Dodji Seketeli July 20, 2020, 2:27 p.m. UTC | #1
Hello,

Matthias Maennich <maennich@google.com> a écrit:

> The current implementation that reads the symtab and the ksymtab has grown
> over time from simple symtab reading to way more complex ksymtab reading
> including taking care of little details like position relative relocations,
> symbol namespaces, etc. Yet, more features are coming to the Linux kernels that
> make this parsing even more tricky: Further changes to the ksymtab layout and
> different needs to lookup symbols caused by features like LTO (causing RELA
> relocations in the ksymtab entries) and CFI (causing additional jump table
> symbols) that are highly confusing the meaning of ksymtab entries and make it
> increasingly challenging for a static analysis tool like libabigail to properly
> process the ksymtab values.
>
> This added complexity also adds more and more responsibilities to the
> read_context that already has a lot of different tasks to juggle.

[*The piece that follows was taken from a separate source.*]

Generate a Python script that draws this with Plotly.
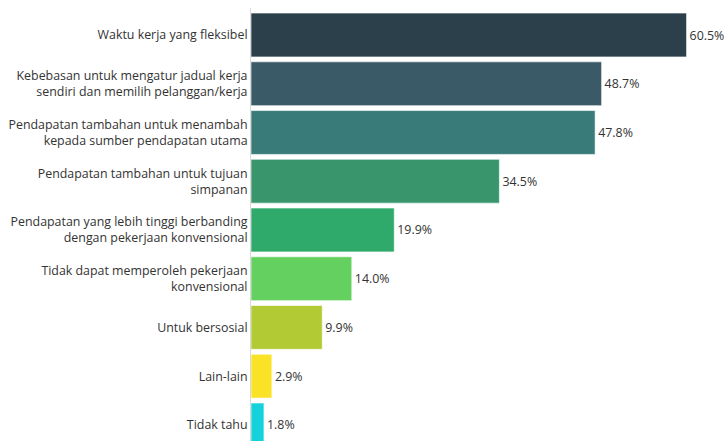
import plotly.graph_objects as go

categories = [
    "Waktu kerja yang fleksibel",
    "Kebebasan untuk mengatur jadual kerja<br>sendiri dan memilih pelanggan/kerja",
    "Pendapatan tambahan untuk menambah<br>kepada sumber pendapatan utama",
    "Pendapatan tambahan untuk tujuan<br>simpanan",
    "Pendapatan yang lebih tinggi berbanding<br>dengan pekerjaan konvensional",
    "Tidak dapat memperoleh pekerjaan<br>konvensional",
    "Untuk bersosial",
    "Lain-lain",
    "Tidak tahu",
]
values = [60.5, 48.7, 47.8, 34.5, 19.9, 14.0, 9.9, 2.9, 1.8]
colors = ["#2c404c", "#3b5a67", "#397b78", "#38956c", "#2faa6a",
          "#64d05f", "#b2cb35", "#fae227", "#14d2dc"]

fig = go.Figure(go.Bar(
    y=categories,
    x=values,
    orientation="h",
    marker=dict(color=colors, line=dict(color="rgba(255,255,255,0.6)", width=1)),
    text=[f"{v:.1f}%" for v in values],
    textposition="outside",
    cliponaxis=False,
    textfont=dict(size=12.4, color="#333333"),
    width=0.9,
))

fig.update_layout(
    width=724, height=441,
    margin=dict(l=251, r=0, t=8, b=0),
    paper_bgcolor="white", plot_bgcolor="white",
    font=dict(family="Open Sans, Noto Sans, sans-serif", size=12.4, color="#333333"),
    showlegend=False,
    xaxis=dict(range=[0, 65.7], visible=False, showgrid=False, zeroline=False),
    yaxis=dict(
        type="category",
        range=[8.33, -0.554],
        showline=True, linecolor="#d9d9d9", linewidth=1,
        showgrid=False, ticks="", ticklen=0,
        tickfont=dict(size=12.4, color="#333333"),
        automargin=False,
    ),
)

fig.write_html("out.html")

It gets
> increasingly difficult to ensure, further development in the dwarf reader can
> be done without subtly regressing existing functionality.

Agreed.

From my point of view, even independently from the kernel symbol table
reading requirement, I think we need to separate the ELF
reading/handling and the DWARF handling to make the code base more
future-proof and capable of handling things that we may face in the
future like supporting of other debuginfo formats or, who knows, other
binary formats.

I thus welcome changes that move us into that direction.  Thank you for
looking into this.

This is a big code drop so if you don't mind, I'll be reviewing this in
"rounds", going over a subset of patches multiple times, discussing
different aspects at once.

[...]

Cheers,